Driving Under the Influence & Prescription Drugs
Alcohol consumption is not necessary for a person to be arrested and convicted of driving under the influence, says Broward DUI Lawyer William Moore. Alcohol is easier to quantify through the use of a breath test. Although urinalysis can detect the presence of drugs, the test does not show the amount that was present in a person’s system at the time of the test. Only a blood test quantifies the amount.
In cases where a blood test was actually obtained, the results will usually be interpreted by a toxicologist, who will be called by the state to testify regarding the substances actually present as well as the amount of the drugs present. For example, just knowing that a driver had a breath test of 0.02 — well under the per se limit of 0.08 at which the law presumes a driver to be too impaired to operate a motor vehicle — combined with the presence of Xanax in the body is insufficient to prove a DUI. However, if a toxicologist is present with the results of a blood test, that information can be key for a jury to make a decision regarding a person’s guilt. If the Xanax was at therapeutic levels, or the level generally prescribed by a physician, the person is less likely to be found guilty of driving under the influence. If, however, the levels are several times higher than the therapeutic dose, the case is more difficult. This is particularly true where the blood test results conflict with statements made by the defendant following his arrest regarding how much Xanax he took.

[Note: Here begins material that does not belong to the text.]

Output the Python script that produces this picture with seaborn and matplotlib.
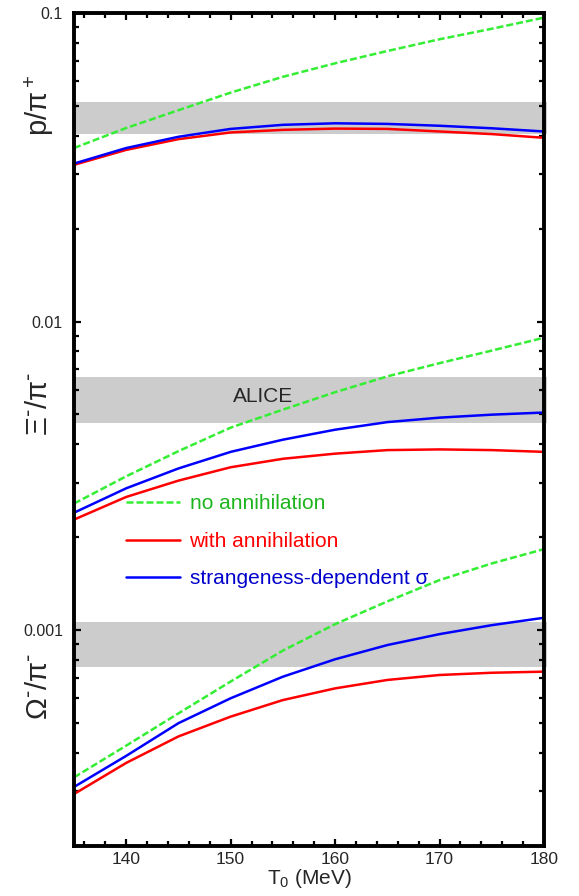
import numpy as np
import pandas as pd
import seaborn as sns
import matplotlib.pyplot as plt
import matplotlib.ticker as mticker
import matplotlib.transforms as mtransforms
from matplotlib.lines import Line2D

# temperaturas T0 (MeV)
T0 = [135, 140, 145, 150, 155, 160, 165, 170, 175, 180]

# p/pi+
p_no_ann = [0.0365, 0.0424, 0.0484, 0.0552, 0.0621, 0.0687, 0.0753, 0.0822, 0.0889, 0.0966]
p_with_ann = [0.0322, 0.0360, 0.0390, 0.0410, 0.0418, 0.0422, 0.0421, 0.0413, 0.0405, 0.0394]
p_strange = [0.0325, 0.0365, 0.0397, 0.0421, 0.0434, 0.0439, 0.0437, 0.0431, 0.0423, 0.0413]

# Xi-/pi-
xi_no_ann = [0.00257, 0.00315, 0.00380, 0.00453, 0.00518, 0.00590, 0.00664, 0.00733, 0.00805, 0.00886]
xi_with_ann = [0.00228, 0.00270, 0.00305, 0.00337, 0.00359, 0.00373, 0.00383, 0.00385, 0.00383, 0.00378]
xi_strange = [0.00240, 0.00288, 0.00334, 0.00378, 0.00414, 0.00446, 0.00472, 0.00488, 0.00499, 0.00507]

# Omega-/pi-
om_no_ann = [0.000333, 0.000422, 0.000537, 0.000681, 0.000858, 0.001045, 0.001238, 0.001452, 0.001644, 0.001829]
om_with_ann = [0.000294, 0.000371, 0.000452, 0.000524, 0.000593, 0.000647, 0.000689, 0.000715, 0.000727, 0.000733]
om_strange = [0.000310, 0.000391, 0.000499, 0.000601, 0.000706, 0.000804, 0.000894, 0.000970, 0.001037, 0.001096]

# bandas ALICE (min, max)
alice_bands = [(0.0405, 0.0515), (0.0047, 0.0066), (0.00076, 0.00106)]

modelos = ['no annihilation', 'with annihilation', 'strangeness-dependent σ']
colores_linea = {'no annihilation': '#33ee33', 'with annihilation': '#ff0000',
                 'strangeness-dependent σ': '#0000ff'}
colores_texto = ['#1db41d', '#ff0000', '#0000cc']
guiones = (2.8, 1.2)

series = {
    'p': [p_no_ann, p_with_ann, p_strange],
    'xi': [xi_no_ann, xi_with_ann, xi_strange],
    'om': [om_no_ann, om_with_ann, om_strange],
}

filas = []
for especie, valores in series.items():
    for modelo, v in zip(modelos, valores):
        for t, r in zip(T0, v):
            filas.append({'T0': t, 'ratio': r, 'especie': especie, 'modelo': modelo})
df = pd.DataFrame(filas)

sns.set_style('ticks')
plt.rcParams['font.family'] = ['Liberation Sans', 'DejaVu Sans']
plt.rcParams['mathtext.default'] = 'regular'

fig = plt.figure(figsize=(5.79, 8.96), dpi=100)
ax = fig.add_axes([0.1278, 0.0558, 0.8118, 0.9297])

for lo, hi in alice_bands:
    ax.axhspan(lo, hi, xmin=0, xmax=1.006, color='#cccccc', lw=0, zorder=0, clip_on=False)

sns.lineplot(data=df, x='T0', y='ratio', hue='modelo', style='modelo', units='especie',
             estimator=None, palette=colores_linea,
             dashes={'no annihilation': guiones, 'with annihilation': '',
                     'strangeness-dependent σ': ''},
             linewidth=1.8, legend=False, ax=ax)

ax.set_yscale('log')
ax.set_xlim(135, 180)
ax.set_ylim(10 ** -3.7, 0.1)

ax.yaxis.set_major_locator(mticker.FixedLocator([0.001, 0.01, 0.1]))
ax.yaxis.set_major_formatter(mticker.FixedFormatter(['0.001', '0.01', '0.1']))
ax.yaxis.set_minor_locator(mticker.LogLocator(base=10, subs=np.arange(2, 10)))
ax.yaxis.set_minor_formatter(mticker.NullFormatter())
ax.xaxis.set_major_locator(mticker.MultipleLocator(10))
ax.xaxis.set_minor_locator(mticker.MultipleLocator(2))

ax.tick_params(which='both', direction='in', top=True, right=True, width=1.6, color='black')
ax.tick_params(which='major', length=5.2)
ax.tick_params(which='minor', length=3.3)
ax.tick_params(axis='y', labelsize=11.5, pad=8)
ax.tick_params(axis='x', labelsize=12.5, pad=4)
for s in ax.spines.values():
    s.set_linewidth(2.8)
    s.set_color('black')
    s.set_visible(True)

ax.set_xlabel('T$_0$ (MeV)', fontsize=15, labelpad=0)
ax.set_ylabel('')

trans = mtransforms.blended_transform_factory(ax.transAxes, ax.transData)
etiquetas = [(r'p/π$^+$', 0.0504), (r'Ξ$^{\text{-}}$/π$^{\text{-}}$', 5.39e-3),
             (r'Ω$^{\text{-}}$/π$^{\text{-}}$', 6.55e-4)]
for txt, yv in etiquetas:
    ax.text(-0.074, yv, txt, transform=trans, rotation=90, ha='center', va='center', fontsize=21)

ax.text(153.1, 5.71e-3, 'ALICE', ha='center', va='center', fontsize=15)

handles = [Line2D([], [], color=colores_linea[m], lw=1.8,
                  dashes=guiones if m == 'no annihilation' else (None, None))
           for m in modelos]
ax.legend(handles, modelos, labelcolor=colores_texto, frameon=False, fontsize=15,
          loc='upper left', bbox_to_anchor=(0.1106, 0.422), borderpad=0, borderaxespad=0,
          handlelength=2.6, handletextpad=0.45, labelspacing=0.88)

plt.savefig('out.png', dpi=100)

Generally, the police will also need a reason to request testing beyond a breathalyzer. For a urine test, there must be probable cause to believe that the person has drugs in his or her system. Blood draws are more complicated. The first reason a police officer can require a blood draw, even forcible, is following an accident with a fatality or where there were serious bodily injuries. The second would be where it is impractical to use a breath test, such as a driver who is unconscious or is being treated in a hospital. The third way for a blood draw to come about is if the driver consents to it, after being informed that it is an alternative to a breath test. Drivers do not have a choice of test, even though there is evidence that blood tests are more accurate than the breathalyzer machine, notes Fort Lauderdale DUI Lawyer William Moore.